I need to find the fastest equivalence of the following C code.

int d = 1 << x; /* d=pow(2,x) */
int j = 2*d*(i / d) + (i % d);

What I thought is to shift left upper 32 - x bits of i.
For example the following i with x=5:
1010 1010 1010 1010
will become:
0101 0101 0100 1010
Is there an assembly command for that?

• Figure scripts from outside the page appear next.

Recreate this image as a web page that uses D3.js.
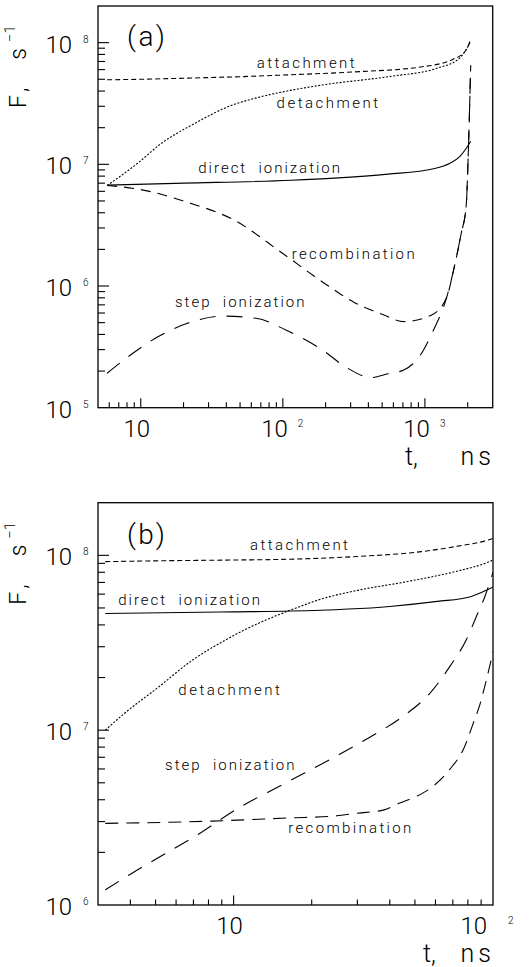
<!DOCTYPE html>
<html><head><meta charset="utf-8">
<script src="https://cdn.jsdelivr.net/npm/d3@7"></script>
<style>
html,body{margin:0;padding:0;background:#fff;}
svg{display:block;}
text{font-family:Roboto,"Liberation Sans",sans-serif;font-weight:300;fill:#000;white-space:pre;}
</style></head><body>
<svg id="chart" width="532" height="967"></svg>
<script>
// ---------------- DATA ----------------
// Panel (a)
const aXDomain = [5, 3000];
const aYDomain = [1e5, 2e8];
const aAttachT = [5.8, 10, 20, 50, 115, 320, 930, 1580, 1950, 2100];
const aAttachV = [4.95e7, 5.0e7, 5.1e7, 5.25e7, 5.45e7, 5.75e7, 6.3e7, 7.3e7, 8.7e7, 1.07e8];
const aDetachT = [5.8, 9.5, 14, 24, 41, 70, 113, 190, 550, 1210, 1750, 2100];
const aDetachV = [6.7e6, 1.02e7, 1.49e7, 2.17e7, 2.97e7, 3.59e7, 4.05e7, 4.49e7, 5.25e7, 6.15e7, 7.43e7, 1.02e8];
const aDirectT = [5.8, 20, 115, 230, 550, 1150, 1500, 1750, 1950, 2100];
const aDirectV = [6.75e6, 7.0e6, 7.4e6, 7.7e6, 8.3e6, 9.2e6, 1.02e7, 1.15e7, 1.35e7, 1.55e7];
const aRecombT = [5.8, 10, 21, 45, 100, 190, 320, 510, 710, 1090, 1420, 1580, 1800, 1950, 2030, 2100];
const aRecombV = [6.7e6, 6.2e6, 4.9e6, 3.5e6, 1.85e6, 1.08e6, 7.3e5, 5.8e5, 5.1e5, 5.7e5, 8.0e5, 1.3e6, 2.7e6, 4.5e6, 1.5e7, 6.5e7];
const aStepT = [5.8, 8.65, 13.2, 21.3, 38, 65, 105, 190, 275, 420, 550, 710, 930, 1150, 1420, 1580, 1800, 1950, 2030, 2100];
const aStepV = [1.92e5, 2.76e5, 3.83e5, 4.94e5, 5.66e5, 5.43e5, 4.35e5, 2.98e5, 2.17e5, 1.77e5, 1.9e5, 2.04e5, 2.71e5, 4.35e5, 8.0e5, 1.3e6, 2.7e6, 4.5e6, 1.5e7, 6.5e7];

// Panel (b)
const bXDomain = [3, 100];
const bYDomain = [1e6, 2e8];
const bAttachT = [3.2, 5, 10, 16.5, 30, 53, 71, 95, 100];
const bAttachV = [9.2e7, 9.3e7, 9.4e7, 9.5e7, 9.85e7, 1.05e8, 1.12e8, 1.22e8, 1.25e8];
const bDirectT = [3.2, 10, 16.5, 40, 61, 82, 95, 100];
const bDirectV = [4.65e7, 4.75e7, 4.8e7, 5.1e7, 5.45e7, 5.8e7, 6.35e7, 6.6e7];
const bDetachT = [3.2, 3.8, 5.1, 6.9, 9.2, 12.3, 16.5, 22, 30, 46, 71, 95, 100];
const bDetachV = [1.0e7, 1.25e7, 1.75e7, 2.5e7, 3.25e7, 4.05e7, 4.85e7, 5.65e7, 6.3e7, 7.05e7, 8.05e7, 9.1e7, 9.4e7];
const bStepT = [3.2, 4, 5.4, 7.5, 10, 15.5, 24, 33, 45, 57, 68, 79, 87, 93, 100];
const bStepV = [1.22e6, 1.5e6, 1.95e6, 2.6e6, 3.45e6, 4.9e6, 6.9e6, 9.0e6, 1.2e7, 1.62e7, 2.3e7, 3.3e7, 4.6e7, 5.8e7, 8.0e7];
const bRecombT = [3.2, 8.3, 16.5, 24, 30, 38, 44, 51, 58.5, 68, 77, 84, 89, 94, 100];
const bRecombV = [2.93e6, 3.02e6, 3.15e6, 3.22e6, 3.35e6, 3.5e6, 3.85e6, 4.2e6, 4.75e6, 5.95e6, 7.8e6, 1.1e7, 1.4e7, 1.9e7, 2.8e7];

// curve labels (anchored in data coordinates)
const aLabelText = ["attachment", "detachment", "direct  ionization", "recombination", "step  ionization"];
const aLabelT = [65.4, 90.4, 25.4, 115.3, 17.4];
const aLabelV = [6.15e7, 2.88e7, 8.43e6, 1.66e6, 6.72e5];
const bLabelText = ["attachment", "direct  ionization", "detachment", "step  ionization", "recombination"];
const bLabelT = [11.56, 3.59, 6.12, 5.44, 16.24];
const bLabelV = [1.07e8, 5.2e7, 1.59e7, 5.92e6, 2.57e6];

// ---------------- DRAWING ----------------
const svg = d3.select("#chart");
svg.append("rect").attr("width", 532).attr("height", 967).attr("fill", "#fff");

const labelWidth = {"attachment": 98, "detachment": 101.5, "direct  ionization": 141.7, "recombination": 123, "step  ionization": 129.5};
const dashStyle = {attachment: "5,3", detachment: "2,1.6", direct: null, recombination: "10,7", step: "16,11"};

function zip(ts, vs) { return ts.map((t, i) => ({t: t, v: vs[i]})); }

function drawPanel(cfg) {
  const x = d3.scaleLog().domain(cfg.xDomain).range([cfg.left, cfg.right]);
  const y = d3.scaleLog().domain(cfg.yDomain).range([cfg.bottom, cfg.top]);
  const g = svg.append("g");
  const isMajor = v => Math.abs(Math.log10(v) - Math.round(Math.log10(v))) < 1e-9;

  // curves
  const clipId = "clip" + cfg.name;
  svg.append("clipPath").attr("id", clipId).append("rect")
    .attr("x", cfg.left).attr("y", cfg.top)
    .attr("width", cfg.right - cfg.left).attr("height", cfg.bottom - cfg.top);
  const line = d3.line().x(d => x(d.t)).y(d => y(d.v)).curve(d3.curveMonotoneX);
  cfg.series.forEach(s => {
    g.append("path").datum(zip(s.t, s.v))
      .attr("d", line)
      .attr("fill", "none").attr("stroke", "#000").attr("stroke-width", 1.1)
      .attr("stroke-dasharray", s.dash)
      .attr("clip-path", "url(#" + clipId + ")");
  });

  // frame
  g.append("rect").attr("x", cfg.left).attr("y", cfg.top)
    .attr("width", cfg.right - cfg.left).attr("height", cfg.bottom - cfg.top)
    .attr("fill", "none").attr("stroke", "#000").attr("stroke-width", 1.3);

  // x ticks (inward from bottom)
  x.ticks().forEach(v => {
    const px = x(v);
    if (px < cfg.left + 0.5 || px > cfg.right - 0.5) return;
    const len = isMajor(v) ? 9.5 : 5.5;
    g.append("line").attr("x1", px).attr("x2", px).attr("y1", cfg.bottom).attr("y2", cfg.bottom - len)
      .attr("stroke", "#000").attr("stroke-width", 1.1);
  });
  // y ticks (inward from left)
  y.ticks().forEach(v => {
    const py = y(v);
    if (py < cfg.top + 0.5 || py > cfg.bottom - 0.5) return;
    const len = isMajor(v) ? 11 : 7;
    g.append("line").attr("x1", cfg.left).attr("x2", cfg.left + len).attr("y1", py).attr("y2", py)
      .attr("stroke", "#000").attr("stroke-width", 1.1);
  });

  // x tick labels
  x.ticks().filter(isMajor).forEach(v => {
    const e = Math.round(Math.log10(v));
    const px = x(v);
    const base = cfg.bottom + 29;
    if (e === 1) {
      g.append("text").attr("x", px - 4).attr("y", base).attr("text-anchor", "middle")
        .attr("font-size", 24).text("10");
    } else {
      const right = Math.min(px + 5, cfg.right - 6);
      g.append("text").attr("x", right).attr("y", base).attr("text-anchor", "end")
        .attr("font-size", 24).text("10");
      g.append("text").attr("x", px + 15).attr("y", base - 10).attr("text-anchor", "start")
        .attr("font-size", 10).text(String(e));
    }
  });
  // y tick labels
  y.ticks().filter(isMajor).forEach(v => {
    const e = Math.round(Math.log10(v));
    const py = y(v);
    const base = py + 10;
    g.append("text").attr("x", cfg.left - 26).attr("y", base).attr("text-anchor", "end")
      .attr("font-size", 24).text("10");
    g.append("text").attr("x", cfg.left - 15).attr("y", base - 10).attr("text-anchor", "start")
      .attr("font-size", 10).text(String(e));
  });

  // curve labels
  cfg.labels.forEach(l => {
    g.append("text").attr("x", x(l.t)).attr("y", y(l.v))
      .attr("font-size", 15)
      .attr("textLength", labelWidth[l.text]).attr("lengthAdjust", "spacing")
      .text(l.text);
  });

  // panel letter
  g.append("text").attr("x", cfg.left + 29).attr("y", cfg.top + cfg.letterDy)
    .attr("font-size", 28).attr("textLength", 38).attr("lengthAdjust", "spacing")
    .text("(" + cfg.name + ")");

  // x title
  g.append("text").attr("x", cfg.titleX0).attr("y", cfg.bottom + 57)
    .attr("font-size", 25).text("t,");
  g.append("text").attr("x", 495).attr("y", cfg.bottom + 57).attr("text-anchor", "end")
    .attr("font-size", 25).attr("letter-spacing", 4).text("ns");

  // y title (rotated)
  const yt = g.append("g").attr("transform", "translate(26," + (cfg.top + 102) + ") rotate(-90)");
  yt.append("text").attr("x", 0).attr("y", 0).attr("font-size", 23)
    .attr("textLength", 60).attr("lengthAdjust", "spacing").text("F,  s");
  yt.append("text").attr("x", 66).attr("y", -11).attr("font-size", 15).text("\u22121");
}

drawPanel({
  name: "a", left: 98, right: 492.7, top: 6, bottom: 407.7,
  xDomain: aXDomain, yDomain: aYDomain, letterDy: 40, titleX0: 405,
  series: [
    {t: aAttachT, v: aAttachV, dash: dashStyle.attachment},
    {t: aDetachT, v: aDetachV, dash: dashStyle.detachment},
    {t: aDirectT, v: aDirectV, dash: dashStyle.direct},
    {t: aRecombT, v: aRecombV, dash: dashStyle.recombination},
    {t: aStepT, v: aStepV, dash: dashStyle.step}
  ],
  labels: aLabelText.map((s, i) => ({text: s, t: aLabelT[i], v: aLabelV[i]}))
});

drawPanel({
  name: "b", left: 98, right: 493, top: 502.7, bottom: 905,
  xDomain: bXDomain, yDomain: bYDomain, letterDy: 41, titleX0: 423,
  series: [
    {t: bAttachT, v: bAttachV, dash: dashStyle.attachment},
    {t: bDetachT, v: bDetachV, dash: dashStyle.detachment},
    {t: bDirectT, v: bDirectV, dash: dashStyle.direct},
    {t: bRecombT, v: bRecombV, dash: "13,8"},
    {t: bStepT, v: bStepV, dash: dashStyle.step}
  ],
  labels: bLabelText.map((s, i) => ({text: s, t: bLabelT[i], v: bLabelV[i]}))
});
</script>
</body></html>
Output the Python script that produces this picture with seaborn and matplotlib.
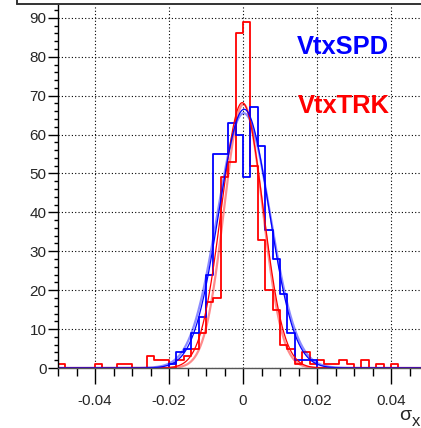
import numpy as np
import pandas as pd
import matplotlib
matplotlib.use("Agg")
import matplotlib.pyplot as plt
from matplotlib.ticker import FixedLocator, FixedFormatter, MultipleLocator
from matplotlib.lines import Line2D
import seaborn as sns

# ---- binning: 50 bins of width 0.002 over [-0.05, 0.05]
x_lo, x_hi, bin_w = -0.05, 0.05, 0.002

# ---- bin contents, left to right
spd_counts = [0, 0, 0, 0, 0, 0, 0, 0, 0, 0, 0, 0, 0, 0, 0,
              1, 4, 5, 9, 13, 24, 55, 55, 63, 60, 49, 67, 57, 35.5, 28,
              19, 9, 2, 2, 2,
              0, 0, 0, 0, 0, 0, 0, 0, 0, 0, 0, 0, 0, 0, 0]
trk_counts = [1, 0, 0, 0, 0, 1, 0, 0, 1, 1, 0, 0, 3, 2, 2,
              0, 2, 3, 5, 9, 17, 18, 49, 53, 86, 89, 52, 33, 20, 15,
              6, 5, 1, 4, 1, 2, 1, 1, 2, 1, 0, 2, 0, 1, 0,
              1, 0, 0, 0, 0]

# ---- gaussian fit parameters (amplitude, mean, sigma)
spd_fit = (66.5, 0.0003, 0.0068)
spd_fit_alt = (65.5, 0.0002, 0.0071)
trk_fit = (68.2, -0.0002, 0.0056)
trk_fit_alt = (67.8, 0.0001, 0.0052)

x_ticks = [-0.04, -0.02, 0.0, 0.02, 0.04]
x_tick_labels = ["-0.04", "-0.02", "0", "0.02", "0.04"]
y_ticks = [0, 10, 20, 30, 40, 50, 60, 70, 80, 90]
y_tick_labels = ["0", "10", "20", "30", "40", "50", "60", "70", "80", "90"]

n_bins = len(spd_counts)
edges = np.linspace(x_lo, x_hi, n_bins + 1)
centers = 0.5 * (edges[:-1] + edges[1:])
hist_df = pd.DataFrame({"sigma_x": centers, "spd": spd_counts, "trk": trk_counts})

sns.set_style("ticks")
plt.rcParams["font.family"] = ["Liberation Sans", "DejaVu Sans"]

W, H = 421, 428
fig = plt.figure(figsize=(W / 100, H / 100), dpi=100)


def fx(px):
    return px / W


def fy(py):
    return 1 - py / H


ax = fig.add_axes([fx(58), fy(368), fx(421) - fx(58), fy(5) - fy(368)])

# dotted grid at the major ticks
ax.set_axisbelow(True)
ax.grid(True, which="major", color="black", linestyle=(0, (1, 2)), linewidth=0.8)

# histograms
sns.histplot(data=hist_df, x="sigma_x", weights="trk", binwidth=bin_w,
             binrange=(x_lo, x_hi), element="step", fill=False,
             color="#ff0000", linewidth=1.3, ax=ax)
sns.histplot(data=hist_df, x="sigma_x", weights="spd", binwidth=bin_w,
             binrange=(x_lo, x_hi), element="step", fill=False,
             color="#0000ff", linewidth=1.3, ax=ax)

# gaussian fits
xs = np.linspace(x_lo, x_hi, 600)


def gauss(p):
    a, m, s = p
    return a * np.exp(-0.5 * ((xs - m) / s) ** 2)


for p, c, lw, al in [(trk_fit_alt, "#ff0000", 1.6, 0.45),
                     (spd_fit_alt, "#0000ff", 1.6, 0.45),
                     (trk_fit, "#ff0000", 0.9, 1.0),
                     (spd_fit, "#0000ff", 0.9, 1.0)]:
    sns.lineplot(x=xs, y=gauss(p), color=c, linewidth=lw, alpha=al,
                 sort=False, estimator=None, ax=ax)

ax.set_xlim(-0.05, 0.0481)
ax.set_ylim(0, 93.3)

# axes styling
for s in ["top", "right"]:
    ax.spines[s].set_visible(False)
ax.spines["left"].set_linewidth(1.0)
ax.spines["bottom"].set_linewidth(1.0)
ax.spines["left"].set_color("black")
ax.spines["bottom"].set_color("#555555")

ax.xaxis.set_major_locator(FixedLocator(x_ticks))
ax.xaxis.set_major_formatter(FixedFormatter(x_tick_labels))
ax.xaxis.set_minor_locator(MultipleLocator(0.005))
ax.yaxis.set_major_locator(FixedLocator(y_ticks))
ax.yaxis.set_major_formatter(FixedFormatter(y_tick_labels))
ax.yaxis.set_minor_locator(MultipleLocator(2))

ax.tick_params(axis="x", which="major", direction="out", length=11.5, width=1,
               pad=7, labelsize=11, color="black")
ax.tick_params(axis="x", which="minor", direction="out", length=5.8, width=1,
               color="black")
ax.tick_params(axis="y", which="major", direction="out", length=7.2, width=1,
               pad=1, labelsize=11, color="black")
ax.tick_params(axis="y", which="minor", direction="out", length=2.9, width=1,
               color="black")
ax.set_xlabel("")
ax.set_ylabel("")

# legend texts
fig.text(fx(297), fy(54), "VtxSPD", color="#0000ff", fontsize=18.4,
         fontweight="bold", ha="left", va="baseline")
fig.text(fx(298), fy(112.7), "VtxTRK", color="#ff0000", fontsize=18.4,
         fontweight="bold", ha="left", va="baseline")

# axis title
fig.text(fx(399.5), fy(419.5), "σ", fontsize=14, ha="left", va="baseline")
fig.text(fx(411.5), fy(425.5), "x", fontsize=12, ha="left", va="baseline")

# frame edge above the pad
fig.add_artist(Line2D([fx(17), fx(421)], [fy(3.5), fy(3.5)], color="#333333",
                      linewidth=1.4, transform=fig.transFigure))
fig.add_artist(Line2D([fx(17), fx(17)], [fy(0), fy(3.5)], color="#333333",
                      linewidth=1.4, transform=fig.transFigure))

fig.savefig("out.png", dpi=100)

How can I perform this operation fast?

Answer 1

divisions are slow:

int m = (1 << x) - 1;
int j = (i << 1) - (i & m);

update:

or probably faster:

int j = i + (i & (~0 << x));

Answer 2

x86 32bit assembly (AT&T syntax):

/* int MaskedShiftByOne(int val, int lowest_bit_to_shift) */
mov 8(%esp), %ecx
mov $1, %eax
shl %ecx, %eax            ; does 1 << lowest_bit_to_shift
mov 4(%esp), %ecx
dec %eax                  ; (1 << ...) - 1 == 0xf..f (lower bitmask)
mov %eax, %edx
not %edx                  ; complement - higher mask
and %ecx, %edx            ; higher bits
and %ecx, %eax            ; lower bits
lea (%eax, %edx, 2), %eax ; low + 2 * high
ret

This should work both on Linux and Windows.

Edit: the i + (i & (~0 << x)) is shorter:

mov 4(%esp), %ecx
mov $-1, %eax
mov 8(%esp), %edx
shl %edx, %eax
and %ecx, %eax
add %ecx, %eax
ret

Morale: Don't ever start with assembly. If you really need it, disassemble highly-optimized compiler output ...